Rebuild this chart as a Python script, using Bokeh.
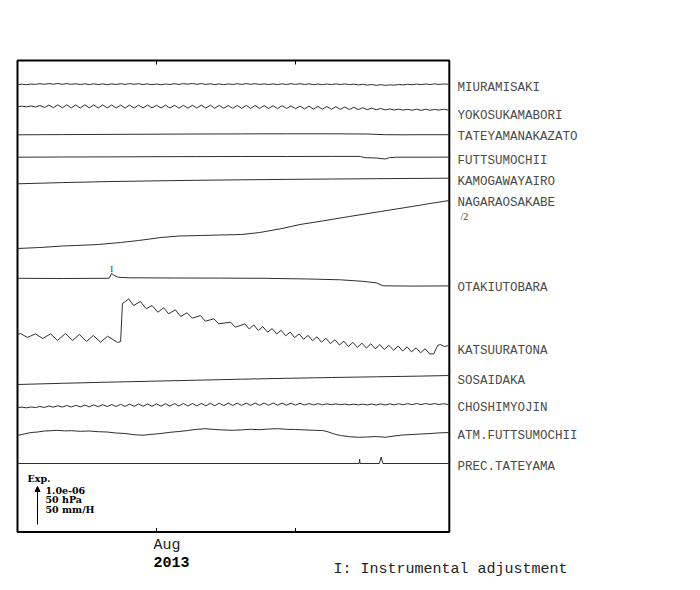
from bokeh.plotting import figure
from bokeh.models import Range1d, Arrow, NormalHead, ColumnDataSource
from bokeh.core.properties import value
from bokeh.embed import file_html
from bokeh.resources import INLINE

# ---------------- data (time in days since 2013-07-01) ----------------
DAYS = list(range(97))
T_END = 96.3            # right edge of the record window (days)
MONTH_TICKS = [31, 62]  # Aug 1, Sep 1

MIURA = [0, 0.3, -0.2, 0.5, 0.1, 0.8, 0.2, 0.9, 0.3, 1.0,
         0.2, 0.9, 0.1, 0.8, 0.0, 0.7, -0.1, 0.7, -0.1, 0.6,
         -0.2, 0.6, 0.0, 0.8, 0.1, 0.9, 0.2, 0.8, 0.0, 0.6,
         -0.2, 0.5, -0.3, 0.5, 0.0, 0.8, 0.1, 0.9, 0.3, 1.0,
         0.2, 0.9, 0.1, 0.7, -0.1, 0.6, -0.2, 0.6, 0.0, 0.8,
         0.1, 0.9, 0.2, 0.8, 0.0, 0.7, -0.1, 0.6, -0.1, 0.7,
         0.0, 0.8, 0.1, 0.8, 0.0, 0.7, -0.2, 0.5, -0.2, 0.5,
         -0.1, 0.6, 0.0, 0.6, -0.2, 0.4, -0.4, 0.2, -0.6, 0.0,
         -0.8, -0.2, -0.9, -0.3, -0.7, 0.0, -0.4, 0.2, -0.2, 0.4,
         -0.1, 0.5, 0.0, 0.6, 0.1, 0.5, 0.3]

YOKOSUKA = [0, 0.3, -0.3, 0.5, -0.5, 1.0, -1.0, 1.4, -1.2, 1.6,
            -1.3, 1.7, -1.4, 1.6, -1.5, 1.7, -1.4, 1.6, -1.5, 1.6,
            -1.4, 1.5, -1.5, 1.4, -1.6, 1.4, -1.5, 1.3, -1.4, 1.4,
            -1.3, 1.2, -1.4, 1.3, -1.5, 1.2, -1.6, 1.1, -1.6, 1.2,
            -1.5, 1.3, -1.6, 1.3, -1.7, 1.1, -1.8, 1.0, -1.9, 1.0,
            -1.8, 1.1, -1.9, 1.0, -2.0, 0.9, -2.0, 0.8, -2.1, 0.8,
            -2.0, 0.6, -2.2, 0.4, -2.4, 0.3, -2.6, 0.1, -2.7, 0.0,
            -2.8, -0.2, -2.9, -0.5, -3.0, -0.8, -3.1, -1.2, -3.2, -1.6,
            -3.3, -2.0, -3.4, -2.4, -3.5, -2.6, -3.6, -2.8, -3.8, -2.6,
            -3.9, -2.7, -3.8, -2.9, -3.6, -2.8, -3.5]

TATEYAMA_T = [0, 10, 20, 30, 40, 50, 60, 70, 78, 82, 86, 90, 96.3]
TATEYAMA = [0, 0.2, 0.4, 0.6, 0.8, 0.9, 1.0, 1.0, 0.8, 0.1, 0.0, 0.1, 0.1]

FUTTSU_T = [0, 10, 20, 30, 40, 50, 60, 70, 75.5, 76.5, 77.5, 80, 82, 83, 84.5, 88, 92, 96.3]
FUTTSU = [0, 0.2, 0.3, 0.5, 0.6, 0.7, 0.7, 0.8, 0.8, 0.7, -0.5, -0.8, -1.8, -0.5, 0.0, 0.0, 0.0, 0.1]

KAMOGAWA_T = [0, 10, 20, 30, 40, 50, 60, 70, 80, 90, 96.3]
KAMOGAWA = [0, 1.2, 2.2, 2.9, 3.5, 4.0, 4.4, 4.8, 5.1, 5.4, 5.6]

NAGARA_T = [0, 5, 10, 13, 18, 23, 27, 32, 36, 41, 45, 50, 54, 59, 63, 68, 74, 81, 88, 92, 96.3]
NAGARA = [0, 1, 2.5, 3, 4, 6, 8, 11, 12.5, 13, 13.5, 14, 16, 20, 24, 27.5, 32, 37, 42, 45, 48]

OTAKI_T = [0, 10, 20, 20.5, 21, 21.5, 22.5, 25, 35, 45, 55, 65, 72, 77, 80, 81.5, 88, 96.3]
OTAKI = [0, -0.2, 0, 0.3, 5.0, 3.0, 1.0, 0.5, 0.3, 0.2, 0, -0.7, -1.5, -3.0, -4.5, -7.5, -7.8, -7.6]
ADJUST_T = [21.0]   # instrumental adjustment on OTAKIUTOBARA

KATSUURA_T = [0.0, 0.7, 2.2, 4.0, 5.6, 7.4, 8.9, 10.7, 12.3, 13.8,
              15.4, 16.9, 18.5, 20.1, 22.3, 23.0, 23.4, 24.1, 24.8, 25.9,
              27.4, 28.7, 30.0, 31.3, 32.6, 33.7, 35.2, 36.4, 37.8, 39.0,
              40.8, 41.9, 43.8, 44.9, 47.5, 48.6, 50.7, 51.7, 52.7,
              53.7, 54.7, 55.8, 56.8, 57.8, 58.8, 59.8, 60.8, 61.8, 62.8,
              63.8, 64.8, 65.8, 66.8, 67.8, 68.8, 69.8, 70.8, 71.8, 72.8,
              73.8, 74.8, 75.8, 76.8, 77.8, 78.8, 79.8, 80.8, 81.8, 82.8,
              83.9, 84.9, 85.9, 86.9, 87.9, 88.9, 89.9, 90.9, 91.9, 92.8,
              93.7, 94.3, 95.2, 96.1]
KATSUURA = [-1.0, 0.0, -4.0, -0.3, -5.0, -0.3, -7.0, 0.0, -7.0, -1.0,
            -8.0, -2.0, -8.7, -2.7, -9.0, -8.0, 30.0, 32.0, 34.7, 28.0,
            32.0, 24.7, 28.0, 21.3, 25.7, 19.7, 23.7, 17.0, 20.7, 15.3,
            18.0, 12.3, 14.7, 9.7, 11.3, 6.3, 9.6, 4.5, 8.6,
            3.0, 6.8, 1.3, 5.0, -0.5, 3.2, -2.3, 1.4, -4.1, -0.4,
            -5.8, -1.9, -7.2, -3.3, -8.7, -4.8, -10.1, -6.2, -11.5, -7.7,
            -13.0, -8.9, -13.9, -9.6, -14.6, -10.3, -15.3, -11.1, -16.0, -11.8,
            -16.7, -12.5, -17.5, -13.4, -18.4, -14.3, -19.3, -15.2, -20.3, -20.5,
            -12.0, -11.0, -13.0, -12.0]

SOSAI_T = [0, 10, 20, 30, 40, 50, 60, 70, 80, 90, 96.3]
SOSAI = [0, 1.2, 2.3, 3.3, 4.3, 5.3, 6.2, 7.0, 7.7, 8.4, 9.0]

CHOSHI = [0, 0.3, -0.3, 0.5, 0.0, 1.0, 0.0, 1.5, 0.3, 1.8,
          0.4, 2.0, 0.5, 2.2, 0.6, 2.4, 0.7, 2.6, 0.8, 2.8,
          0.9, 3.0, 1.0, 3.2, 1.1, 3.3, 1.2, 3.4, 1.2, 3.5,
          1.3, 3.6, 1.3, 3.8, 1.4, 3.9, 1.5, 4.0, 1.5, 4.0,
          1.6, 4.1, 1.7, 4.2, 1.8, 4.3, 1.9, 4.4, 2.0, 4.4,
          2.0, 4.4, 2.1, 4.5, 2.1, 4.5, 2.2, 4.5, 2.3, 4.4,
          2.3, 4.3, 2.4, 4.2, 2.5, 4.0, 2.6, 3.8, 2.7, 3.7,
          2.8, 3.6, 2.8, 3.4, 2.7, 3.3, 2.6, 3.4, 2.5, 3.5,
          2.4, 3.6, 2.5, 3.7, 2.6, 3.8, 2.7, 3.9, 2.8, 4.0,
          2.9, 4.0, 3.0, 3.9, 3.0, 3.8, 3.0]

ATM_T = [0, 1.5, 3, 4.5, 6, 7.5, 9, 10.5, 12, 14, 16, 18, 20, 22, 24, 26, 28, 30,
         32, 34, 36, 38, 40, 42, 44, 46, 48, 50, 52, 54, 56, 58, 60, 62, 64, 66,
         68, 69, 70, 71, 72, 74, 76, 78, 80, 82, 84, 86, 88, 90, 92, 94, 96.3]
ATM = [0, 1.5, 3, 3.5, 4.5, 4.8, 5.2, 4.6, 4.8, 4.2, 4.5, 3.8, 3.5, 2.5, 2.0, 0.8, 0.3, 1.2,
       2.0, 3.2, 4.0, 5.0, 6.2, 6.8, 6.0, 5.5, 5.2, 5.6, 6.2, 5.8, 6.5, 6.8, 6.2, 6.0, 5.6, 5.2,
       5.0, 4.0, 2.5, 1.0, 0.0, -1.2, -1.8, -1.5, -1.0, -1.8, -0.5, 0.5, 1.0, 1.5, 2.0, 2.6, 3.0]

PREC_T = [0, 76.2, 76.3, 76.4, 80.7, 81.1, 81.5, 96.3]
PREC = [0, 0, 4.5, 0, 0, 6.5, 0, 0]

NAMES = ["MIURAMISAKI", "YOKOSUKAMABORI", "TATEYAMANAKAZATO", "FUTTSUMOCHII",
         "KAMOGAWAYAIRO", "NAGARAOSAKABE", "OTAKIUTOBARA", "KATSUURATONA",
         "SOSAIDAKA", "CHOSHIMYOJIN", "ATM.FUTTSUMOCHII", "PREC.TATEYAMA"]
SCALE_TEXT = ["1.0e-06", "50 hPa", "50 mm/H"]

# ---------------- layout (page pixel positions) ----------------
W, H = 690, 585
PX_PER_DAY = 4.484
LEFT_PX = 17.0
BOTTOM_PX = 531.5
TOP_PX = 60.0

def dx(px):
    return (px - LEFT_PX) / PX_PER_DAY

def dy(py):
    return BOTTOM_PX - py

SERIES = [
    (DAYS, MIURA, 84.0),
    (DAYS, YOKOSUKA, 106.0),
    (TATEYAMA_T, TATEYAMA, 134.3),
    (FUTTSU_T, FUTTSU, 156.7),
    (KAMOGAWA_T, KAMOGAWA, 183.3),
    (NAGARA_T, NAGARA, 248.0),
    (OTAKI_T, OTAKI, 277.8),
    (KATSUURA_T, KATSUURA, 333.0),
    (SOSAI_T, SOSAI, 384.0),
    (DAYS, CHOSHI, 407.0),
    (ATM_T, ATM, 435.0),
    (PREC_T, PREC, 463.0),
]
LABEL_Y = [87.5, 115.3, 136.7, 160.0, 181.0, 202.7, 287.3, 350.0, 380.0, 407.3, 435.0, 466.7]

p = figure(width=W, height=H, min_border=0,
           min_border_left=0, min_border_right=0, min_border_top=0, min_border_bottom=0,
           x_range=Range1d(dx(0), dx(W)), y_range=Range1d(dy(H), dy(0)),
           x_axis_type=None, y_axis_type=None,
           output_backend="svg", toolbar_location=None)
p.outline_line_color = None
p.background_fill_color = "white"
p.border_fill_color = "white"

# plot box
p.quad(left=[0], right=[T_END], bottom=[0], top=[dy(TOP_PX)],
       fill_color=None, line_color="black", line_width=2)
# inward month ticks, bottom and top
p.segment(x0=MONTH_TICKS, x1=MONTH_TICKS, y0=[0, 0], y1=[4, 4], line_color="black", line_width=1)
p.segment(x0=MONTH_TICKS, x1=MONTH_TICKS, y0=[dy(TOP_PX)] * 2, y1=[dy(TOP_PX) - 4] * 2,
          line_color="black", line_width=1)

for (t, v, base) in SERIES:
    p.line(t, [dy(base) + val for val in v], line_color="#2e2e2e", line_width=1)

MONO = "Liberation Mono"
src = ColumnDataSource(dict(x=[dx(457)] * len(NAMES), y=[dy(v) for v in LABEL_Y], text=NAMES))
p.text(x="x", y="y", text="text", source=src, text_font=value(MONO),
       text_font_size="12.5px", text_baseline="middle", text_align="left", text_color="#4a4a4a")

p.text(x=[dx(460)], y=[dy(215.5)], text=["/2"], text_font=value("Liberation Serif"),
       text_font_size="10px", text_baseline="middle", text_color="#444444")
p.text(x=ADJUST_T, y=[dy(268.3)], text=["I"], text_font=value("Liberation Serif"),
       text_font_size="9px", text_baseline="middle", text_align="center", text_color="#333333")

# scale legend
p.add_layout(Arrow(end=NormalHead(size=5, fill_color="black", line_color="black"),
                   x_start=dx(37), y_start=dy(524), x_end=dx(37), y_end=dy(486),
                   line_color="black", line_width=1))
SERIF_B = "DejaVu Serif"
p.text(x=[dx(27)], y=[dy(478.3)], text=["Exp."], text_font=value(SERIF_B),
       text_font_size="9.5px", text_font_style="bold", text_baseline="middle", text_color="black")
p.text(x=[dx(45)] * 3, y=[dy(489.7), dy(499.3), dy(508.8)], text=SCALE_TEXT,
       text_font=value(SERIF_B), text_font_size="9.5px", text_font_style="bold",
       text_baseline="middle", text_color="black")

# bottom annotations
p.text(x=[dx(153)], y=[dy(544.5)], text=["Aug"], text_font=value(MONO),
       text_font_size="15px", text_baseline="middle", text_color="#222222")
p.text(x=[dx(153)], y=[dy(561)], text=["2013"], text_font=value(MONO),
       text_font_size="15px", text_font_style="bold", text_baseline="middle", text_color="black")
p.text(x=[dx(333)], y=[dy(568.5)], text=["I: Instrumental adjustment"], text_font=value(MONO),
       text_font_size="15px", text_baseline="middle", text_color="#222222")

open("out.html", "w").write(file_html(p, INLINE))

...

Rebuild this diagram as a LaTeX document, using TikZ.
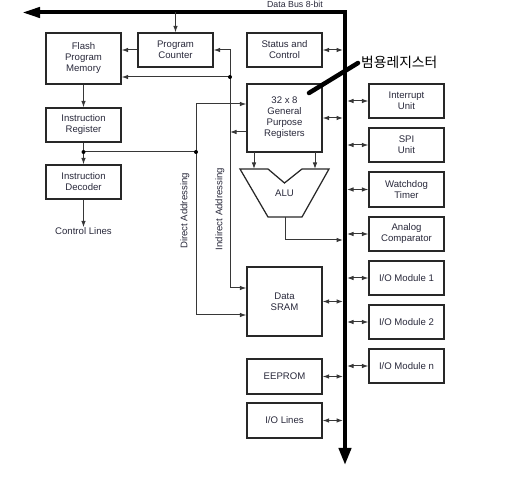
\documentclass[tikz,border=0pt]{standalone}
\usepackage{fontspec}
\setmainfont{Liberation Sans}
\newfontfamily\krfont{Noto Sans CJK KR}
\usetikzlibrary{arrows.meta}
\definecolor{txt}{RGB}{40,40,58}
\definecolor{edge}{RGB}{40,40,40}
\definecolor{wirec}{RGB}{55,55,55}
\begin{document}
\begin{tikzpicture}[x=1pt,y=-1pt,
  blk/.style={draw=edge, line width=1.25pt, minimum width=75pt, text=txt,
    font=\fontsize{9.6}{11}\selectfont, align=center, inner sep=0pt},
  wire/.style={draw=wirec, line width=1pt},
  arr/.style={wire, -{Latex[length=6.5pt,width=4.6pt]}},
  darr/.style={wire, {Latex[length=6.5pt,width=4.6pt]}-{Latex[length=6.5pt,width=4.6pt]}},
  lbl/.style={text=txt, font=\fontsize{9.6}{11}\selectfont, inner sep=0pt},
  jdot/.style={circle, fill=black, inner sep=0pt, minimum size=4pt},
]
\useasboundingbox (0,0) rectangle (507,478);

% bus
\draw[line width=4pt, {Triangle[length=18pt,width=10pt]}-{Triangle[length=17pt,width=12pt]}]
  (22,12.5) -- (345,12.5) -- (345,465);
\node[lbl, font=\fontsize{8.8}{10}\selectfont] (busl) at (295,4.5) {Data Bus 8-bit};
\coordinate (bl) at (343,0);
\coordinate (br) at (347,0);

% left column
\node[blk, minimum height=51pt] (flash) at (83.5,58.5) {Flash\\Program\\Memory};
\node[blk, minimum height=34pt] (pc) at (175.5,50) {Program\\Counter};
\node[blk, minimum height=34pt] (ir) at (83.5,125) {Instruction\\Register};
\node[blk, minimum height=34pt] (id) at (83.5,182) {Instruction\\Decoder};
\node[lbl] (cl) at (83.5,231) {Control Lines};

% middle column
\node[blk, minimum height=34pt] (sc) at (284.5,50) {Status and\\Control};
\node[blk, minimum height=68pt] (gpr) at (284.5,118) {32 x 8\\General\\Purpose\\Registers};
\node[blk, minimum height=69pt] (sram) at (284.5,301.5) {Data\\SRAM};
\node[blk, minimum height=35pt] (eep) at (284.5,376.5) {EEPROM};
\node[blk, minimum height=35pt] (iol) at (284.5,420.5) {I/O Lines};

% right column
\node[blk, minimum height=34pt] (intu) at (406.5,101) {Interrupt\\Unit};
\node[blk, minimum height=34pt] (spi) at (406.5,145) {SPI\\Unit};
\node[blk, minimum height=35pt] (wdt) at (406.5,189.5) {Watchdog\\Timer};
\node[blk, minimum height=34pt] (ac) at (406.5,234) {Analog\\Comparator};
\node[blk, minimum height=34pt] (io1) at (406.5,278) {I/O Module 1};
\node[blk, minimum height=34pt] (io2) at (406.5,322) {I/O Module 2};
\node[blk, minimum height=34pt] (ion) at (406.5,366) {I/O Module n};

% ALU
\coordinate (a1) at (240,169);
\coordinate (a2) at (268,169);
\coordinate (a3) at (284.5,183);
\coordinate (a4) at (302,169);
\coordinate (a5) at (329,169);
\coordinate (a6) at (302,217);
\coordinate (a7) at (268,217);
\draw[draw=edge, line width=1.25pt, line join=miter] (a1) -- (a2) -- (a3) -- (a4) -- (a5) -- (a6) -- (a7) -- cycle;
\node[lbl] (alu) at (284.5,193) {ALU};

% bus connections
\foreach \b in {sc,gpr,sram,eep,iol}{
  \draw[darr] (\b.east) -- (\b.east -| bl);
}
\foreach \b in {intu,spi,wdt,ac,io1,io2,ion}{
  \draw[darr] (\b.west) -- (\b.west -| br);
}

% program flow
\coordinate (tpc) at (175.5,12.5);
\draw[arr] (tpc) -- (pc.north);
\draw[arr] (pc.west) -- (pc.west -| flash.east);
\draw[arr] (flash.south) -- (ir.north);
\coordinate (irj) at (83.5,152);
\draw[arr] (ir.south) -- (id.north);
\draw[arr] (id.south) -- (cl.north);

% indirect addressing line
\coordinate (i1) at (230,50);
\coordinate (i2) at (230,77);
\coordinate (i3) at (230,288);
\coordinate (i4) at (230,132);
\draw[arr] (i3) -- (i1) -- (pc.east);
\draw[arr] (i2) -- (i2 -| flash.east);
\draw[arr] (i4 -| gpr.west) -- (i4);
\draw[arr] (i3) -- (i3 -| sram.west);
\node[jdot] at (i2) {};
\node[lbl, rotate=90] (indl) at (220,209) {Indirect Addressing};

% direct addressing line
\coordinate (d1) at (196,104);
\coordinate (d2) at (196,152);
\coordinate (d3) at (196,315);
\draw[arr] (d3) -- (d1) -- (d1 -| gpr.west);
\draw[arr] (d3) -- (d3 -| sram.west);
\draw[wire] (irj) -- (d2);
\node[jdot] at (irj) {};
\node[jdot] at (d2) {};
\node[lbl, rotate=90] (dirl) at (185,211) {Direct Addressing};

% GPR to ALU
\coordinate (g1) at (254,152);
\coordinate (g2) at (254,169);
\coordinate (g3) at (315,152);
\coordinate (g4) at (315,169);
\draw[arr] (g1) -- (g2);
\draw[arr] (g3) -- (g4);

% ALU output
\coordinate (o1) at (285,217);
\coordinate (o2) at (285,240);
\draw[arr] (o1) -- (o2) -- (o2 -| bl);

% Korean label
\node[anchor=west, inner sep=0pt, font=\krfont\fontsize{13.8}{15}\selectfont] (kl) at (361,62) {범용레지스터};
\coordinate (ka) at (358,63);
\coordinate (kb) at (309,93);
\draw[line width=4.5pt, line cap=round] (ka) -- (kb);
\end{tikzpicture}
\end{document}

[Set task]
Give back exactly the lines from the one that holds "Rebuild this diagram" to the one that holds "(0,0) rectangle (507,478);", with both ends and without the images.

[The response]
Rebuild this diagram as a LaTeX document, using TikZ.
\documentclass[tikz,border=0pt]{standalone}
\usepackage{fontspec}
\setmainfont{Liberation Sans}
\newfontfamily\krfont{Noto Sans CJK KR}
\usetikzlibrary{arrows.meta}
\definecolor{txt}{RGB}{40,40,58}
\definecolor{edge}{RGB}{40,40,40}
\definecolor{wirec}{RGB}{55,55,55}
\begin{document}
\begin{tikzpicture}[x=1pt,y=-1pt,
  blk/.style={draw=edge, line width=1.25pt, minimum width=75pt, text=txt,
    font=\fontsize{9.6}{11}\selectfont, align=center, inner sep=0pt},
  wire/.style={draw=wirec, line width=1pt},
  arr/.style={wire, -{Latex[length=6.5pt,width=4.6pt]}},
  darr/.style={wire, {Latex[length=6.5pt,width=4.6pt]}-{Latex[length=6.5pt,width=4.6pt]}},
  lbl/.style={text=txt, font=\fontsize{9.6}{11}\selectfont, inner sep=0pt},
  jdot/.style={circle, fill=black, inner sep=0pt, minimum size=4pt},
]
\useasboundingbox (0,0) rectangle (507,478);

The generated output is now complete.